The second agency drawing scrutiny is Transport Canberra and City Services, whose communications team on Callam Street in Fyshwick has been producing regular image updates tied to Light Rail Stage 2 construction milestones. Multiple project photographers have been uploading shoot outputs directly to shared drives, with no central deduplication step in the workflow. The result: hundreds of images of the same Flemington Road corridor works existing in three or four slightly different export sizes, each stored as a distinct file.
The ACT Government's Digital Records Unit, housed within the Chief Minister, Treasury and Economic Development Directorate, is understood to have begun a remediation project this week using automated deduplication software. No contract value for that work has been publicly published as of 4 July 2026.
What Deduplication Actually Involves
The process is more involved than simply running a script. Staff must verify that the "original" version identified by the software is actually the highest-quality or most current asset before deletion proceeds. In some cases, multiple departments have independently edited the same source image — adjusting crops or colour profiles for different publication contexts — meaning apparent duplicates are not legally interchangeable. The audit team is understood to be working through a three-tier classification: exact duplicates safe for immediate deletion, near-duplicates requiring human review, and edited variants to be retained under separate file naming conventions.

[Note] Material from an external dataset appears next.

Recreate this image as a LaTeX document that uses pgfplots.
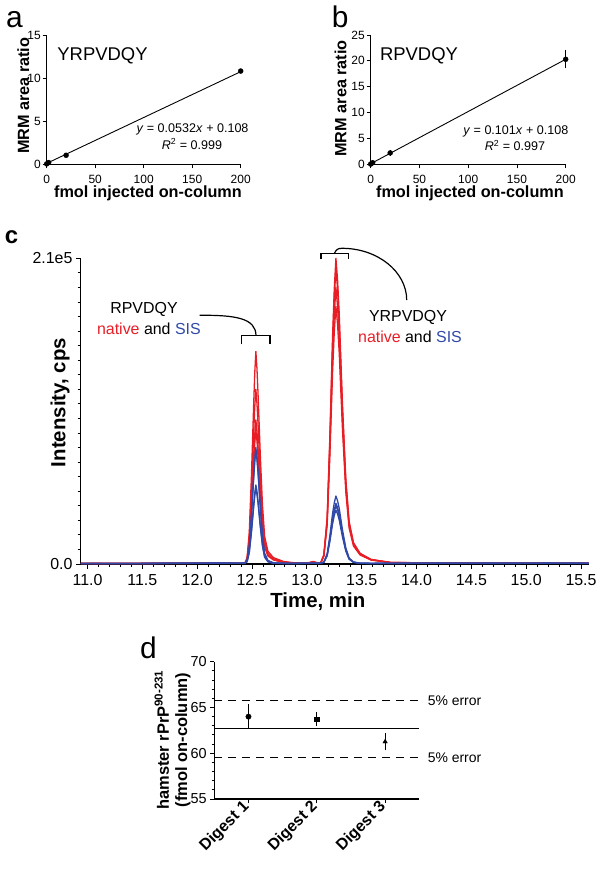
\documentclass[border=0pt]{standalone}
\usepackage{pgfplots}
\usepackage{pgfplotstable}
\pgfplotsset{compat=1.18}
\usepackage{fontspec}
\setmainfont{Liberation Sans}
\definecolor{nred}{RGB}{232,30,38}
\definecolor{sblue}{RGB}{48,72,168}

\pgfplotstableread{
t       r1     r2     r3     r4     b1    b2    b3    b4
10.94   0.4    0.3    0.5    0.4    0.3   0.4   0.3   0.4
11.40   0.3    0.4    0.3    0.5    0.4   0.3   0.4   0.3
11.85   0.6    0.5    0.7    0.4    0.5   0.6   0.4   0.5
12.20   0.5    0.8    0.5    0.6    0.6   0.5   0.7   0.5
12.435  0.6    0.5    0.6    0.5    0.5   0.6   0.5   0.6
12.455  4.4    3.6    3.0    2.8    2.4   2.3   1.6   1.6
12.475  21.9   18     14.9   13.8   12    11.7  8.1   7.8
12.495  61.3   50.4   41.6   38.6   33.6  32.8  22.8  21.8
12.515  109.5  90     74.3   69     60    58.5  40.7  39
12.525  131.4  108    89.1   82.8   72    70.2  48.9  46.8
12.535  146    120    99     92     80    78    54.3  52
12.545  134.3  110.4  91.1   84.6   73.6  71.8  50.0  47.8
12.555  116.8  96     79.2   73.6   64    62.4  43.4  41.6
12.575  75.9   62.4   51.5   47.8   40    39    27.2  26
12.595  40.9   33.6   27.7   25.8   19.2  18.7  13.0  12.5
12.615  19.0   15.6   12.9   12.0   7.2   7.0   4.9   4.7
12.645  8.8    7.2    5.9    5.5    2.4   2.3   1.6   1.6
12.695  4.4    3.6    3.0    2.8    0.8   0.8   0.5   0.5
12.785  1.8    1.4    1.2    1.1    0.5   0.4   0.5   0.4
12.885  0.8    0.6    0.5    0.6    0.4   0.5   0.3   0.4
13.00   0.6    0.7    0.5    0.6    0.5   0.4   0.5   0.5
13.06   1.8    1.2    1.5    1.0    0.6   0.5   0.6   0.5
13.10   0.6    0.5    0.7    0.5    0.4   0.5   0.4   0.5
13.125  0.6    0.5    0.6    0.5    0.5   0.5   0.5   0.5
13.155  6.3    6.1    5.3    5.7    1.4   1.3   1.1   1.2
13.185  31.5   30.5   26.6   28.5   7.0   6.3   5.6   6
13.21   88.2   85.3   74.3   79.8   19.6  17.5  15.5  16.8
13.235  157.5  152.3  132.8  142.5  35.0  31.3  27.8  30
13.25   189    182.7  159.3  171    42.0  37.5  33.3  36
13.265  210    203    177    190    46.7  41.7  37    40
13.28   195.3  188.8  164.6  176.7  43.4  38.8  34.4  37.2
13.295  172.2  166.5  145.1  155.8  38.3  34.2  30.3  32.8
13.325  109.2  105.6  92.0   98.8   23.4  20.9  18.5  20
13.355  58.8   56.8   49.6   53.2   11.2  10.0  8.9   9.6
13.385  29.4   28.4   24.8   26.6   4.2   3.8   3.3   3.6
13.425  14.7   14.2   12.4   13.3   1.4   1.3   1.1   1.2
13.485  7.4    7.1    6.2    6.7    0.6   0.5   0.5   0.5
13.585  3.2    3.0    2.7    2.9    0.4   0.5   0.4   0.4
13.765  1.1    1.0    0.9    1.0    0.5   0.4   0.5   0.4
14.20   0.7    0.8    0.6    0.7    0.5   0.6   0.5   0.5
14.70   0.6    0.5    0.7    0.6    0.5   0.4   0.6   0.5
15.20   0.6    0.7    0.5    0.6    0.6   0.5   0.5   0.6
15.57   0.5    0.6    0.5    0.5    0.5   0.5   0.4   0.5
}\chromdata

\pgfplotsset{
  calstyle/.style={
    anchor=south west, scale only axis, width=194bp, height=129.3bp,
    xmin=0, xmax=200, ymin=0,
    axis lines*=left, clip=false,
    xtick={0,50,100,150,200},
    tick align=outside, major tick length=4bp,
    every tick/.style={black, line width=0.9pt},
    axis line style={line width=1.1pt},
    tick label style={font=\fontsize{12}{12}\selectfont},
    xticklabel style={yshift=-3bp},
    yticklabel style={xshift=1.5bp},
    /pgf/number format/assume math mode=true,
    xlabel={fmol injected on-column}, ylabel={MRM area ratio},
    label style={font=\bfseries\fontsize{16.3}{16}\selectfont},
  }
}

\begin{document}
\begin{tikzpicture}
\path[use as bounding box] (0bp,0bp) rectangle (602bp,-871bp);

% ---------- panel a ----------
\begin{axis}[calstyle, at={(46.7bp,-164.3bp)}, ymax=15, ytick={0,5,10,15},
  xlabel style={at={(axis description cs:0.522,-0.222)}, anchor=center},
  ylabel style={at={(axis description cs:-0.12,0.53)}, anchor=center}]
\addplot[black, line width=0.9pt] coordinates {(0,0.108) (200,10.748)};
\addplot[only marks, mark=*, mark size=2.5bp, black] coordinates {(0,0.05) (2,0.2) (20,1.05) (200,10.82)};
\end{axis}

% ---------- panel b ----------
\begin{axis}[calstyle, at={(370.7bp,-164.3bp)}, width=195bp, ymax=25, ytick={0,5,10,15,20,25},
  xlabel style={at={(axis description cs:0.509,-0.222)}, anchor=center},
  ylabel style={at={(axis description cs:-0.155,0.51)}, anchor=center}]
\addplot[black, line width=0.9pt] coordinates {(0,0.108) (200,20.308)};
\addplot[only marks, mark=*, mark size=2.5bp, black,
  error bars/.cd, y dir=both, y explicit,
  error bar style={line width=0.9pt}, error mark options={line width=0.9pt, mark size=3bp}]
  coordinates {(0,0.05) +- (0,0) (2,0.3) +- (0,0) (20,2.2) +- (0,0) (200,20.3) +- (0,1.17)};
\end{axis}

% ---------- panel c ----------
\begin{axis}[at={(80.5bp,-564bp)}, anchor=south west, scale only axis,
  width=508.2bp, height=305.7bp,
  xmin=10.936, xmax=15.57, ymin=0, ymax=210,
  axis lines*=left, clip=false,
  xtick={11,11.5,12,12.5,13,13.5,14,14.5,15,15.5}, minor x tick num=4,
  ytick={0,210}, yticklabels={0.0,2.1e5}, minor ytick={10,20,...,200},
  tick align=outside, major tick length=4.5bp, minor tick length=2.8bp,
  every tick/.style={black, line width=0.9pt},
  axis line style={line width=1.4pt},
  tick label style={font=\fontsize{16}{16}\selectfont},
  xticklabel style={yshift=-2.5bp, /pgf/number format/.cd, fixed, fixed zerofill, precision=1, assume math mode=true},
  xlabel={Time, min}, ylabel={Intensity, cps},
  label style={font=\bfseries\fontsize{20.5}{20}\selectfont},
  xlabel style={at={(axis description cs:0.467,-0.123)}, anchor=center},
  ylabel style={at={(axis description cs:-0.040,0.528)}, anchor=center},
  every axis plot/.style={line width=1.3pt, line join=round}]
\addplot[nred] table[x=t, y=r1] {\chromdata};
\addplot[nred] table[x=t, y=r2] {\chromdata};
\addplot[nred] table[x=t, y=r3] {\chromdata};
\addplot[nred] table[x=t, y=r4] {\chromdata};
\addplot[sblue] table[x=t, y=b1] {\chromdata};
\addplot[sblue] table[x=t, y=b2] {\chromdata};
\addplot[sblue] table[x=t, y=b3] {\chromdata};
\addplot[sblue] table[x=t, y=b4] {\chromdata};
\end{axis}

% ---------- panel d ----------
\begin{axis}[at={(214.3bp,-799bp)}, anchor=south west, scale only axis,
  width=205bp, height=137.3bp,
  xmin=0.5, xmax=3.5, ymin=55, ymax=70,
  axis lines*=left, clip=false,
  xtick={1,2,3}, xticklabels={Digest 1,Digest 2,Digest 3},
  ytick={55,60,65,70}, minor y tick num=4,
  tick align=outside, major tick length=4bp, minor tick length=2.5bp,
  every tick/.style={black, line width=0.9pt},
  axis line style={line width=1.1pt},
  y tick label style={font=\fontsize{14.5}{14}\selectfont},
  x tick label style={rotate=45, anchor=east, xshift=1bp, font=\bfseries\fontsize{16}{16}\selectfont},
  /pgf/number format/assume math mode=true,
  ylabel={hamster rPrP\textsuperscript{90-231}\\(fmol on-column)},
  ylabel style={align=center, font=\bfseries\fontsize{16.5}{18.4}\selectfont,
    at={(axis description cs:-0.204,0.43)}, anchor=center}]
\addplot[black, line width=1.1pt] coordinates {(0.5,62.68) (3.5,62.68)};
\addplot[black, line width=1.1pt, dash pattern=on 8bp off 6bp] coordinates {(0.5,65.74) (3.5,65.74)};
\addplot[black, line width=1.1pt, dash pattern=on 8bp off 6bp] coordinates {(0.5,59.55) (3.5,59.55)};
\addplot[black, only marks, mark=*, mark size=2.7bp,
  error bars/.cd, y dir=both, y explicit,
  error bar style={line width=0.9pt}, error mark options={line width=0.9pt, mark size=3.3bp}]
  coordinates {(1,64.0) +- (0,1.0)};
\addplot[black, only marks, mark=square*, mark size=2.2bp,
  error bars/.cd, y dir=both, y explicit,
  error bar style={line width=0.9pt}, error mark options={line width=0.9pt, mark size=3.3bp}]
  coordinates {(2,63.74) +- (0,0.42)};
\addplot[black, only marks, mark=triangle*, mark size=2.6bp,
  error bars/.cd, y dir=both, y explicit,
  error bar style={line width=0.9pt}, error mark options={line width=0.9pt, mark size=3.3bp}]
  coordinates {(3,61.26) +- (0,0.55)};
\node[anchor=west, font=\fontsize{14}{14}\selectfont] at (axis cs:3.5,65.74) [xshift=5bp] {5\% error};
\node[anchor=west, font=\fontsize{14}{14}\selectfont] at (axis cs:3.5,59.55) [xshift=5bp] {5\% error};
\end{axis}

% ---------- annotations (absolute, 1 unit = 1 px of the reference) ----------
\begin{scope}[x=1bp, y=-1bp]
\node[anchor=base west, inner sep=0, font=\fontsize{30}{30}\selectfont] at (6,27.3) {a};
\node[anchor=base west, inner sep=0, font=\fontsize{30}{30}\selectfont] at (331.7,27.3) {b};
\node[anchor=base west, inner sep=0, font=\bfseries\fontsize{24}{24}\selectfont] at (4.6,243.3) {c};
\node[anchor=base west, inner sep=0, font=\fontsize{30}{30}\selectfont] at (140,658) {d};

\node[font=\fontsize{18.5}{18}\selectfont] at (102.5,56) {YRPVDQY};
\node[font=\fontsize{12.6}{12}\selectfont] at (192.5,129.3) {\textit{y} = 0.0532\textit{x} + 0.108};
\node[font=\fontsize{12.6}{12}\selectfont] at (192,144) {\textit{R}\textsuperscript{2} = 0.999};

\node[font=\fontsize{18.5}{18}\selectfont] at (419,56) {RPVDQY};
\node[font=\fontsize{12.6}{12}\selectfont] at (515.8,131) {\textit{y} = 0.101\textit{x} + 0.108};
\node[font=\fontsize{12.6}{12}\selectfont] at (515,145.7) {\textit{R}\textsuperscript{2} = 0.997};

\node[font=\fontsize{16}{16}\selectfont] at (144,309.3) {RPVDQY};
\node[font=\fontsize{16}{16}\selectfont] at (148.9,329.3) {\textcolor{nred}{native} and \textcolor{sblue}{SIS}};
\node[font=\fontsize{16}{16}\selectfont] at (408,317.3) {YRPVDQY};
\node[font=\fontsize{16}{16}\selectfont] at (410,337.3) {\textcolor{nred}{native} and \textcolor{sblue}{SIS}};

\draw[line width=1.2pt] (241.7,344.3) -- (241.7,335.7) -- (270,335.7) -- (270,344.3);
\draw[line width=1.2pt] (256,335.7) .. controls (256,318) and (235,315) .. (199.6,315.3);
\draw[line width=1.2pt] (321,259.3) -- (321,253.3) -- (348.3,253.3) -- (348.3,259.3);
\draw[line width=1.2pt] (334.5,253.3) .. controls (336,249.5) and (338,248.3) .. (342,248.3)
   .. controls (378,248.3) and (406.7,272) .. (406.7,300);
\end{scope}
\end{tikzpicture}
\end{document}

For context, the Australian National University's IT governance framework — published on the ANU website and covering its own substantial digital asset library — recommends deduplication audits at minimum annually for any repository exceeding 500 gigabytes. The University of Canberra has a similar policy embedded in its Digital Asset Management Guidelines. Both institutions flag that delays in deduplication compound geometrically: the longer it runs unchecked, the more manual verification hours the eventual clean-up requires.
Public servants at agencies affected by this week's review have been advised not to delete any image files independently while the audit is underway. A guidance note circulated internally this week asks staff to flag any image they believe is a duplicate to their directorate's records officer rather than removing it themselves — a precaution against accidentally deleting the only high-resolution copy of a file that exists in the government's possession.
The remediation work is expected to run through August. Agencies will then be asked to adopt a standardised upload protocol, including mandatory metadata tagging at point of upload, designed to prevent the same accumulation occurring again. Whether that protocol will be mandated territory-wide or left to individual directorates to adopt remains, as of this week, an open question within the Digital Records Unit's working group.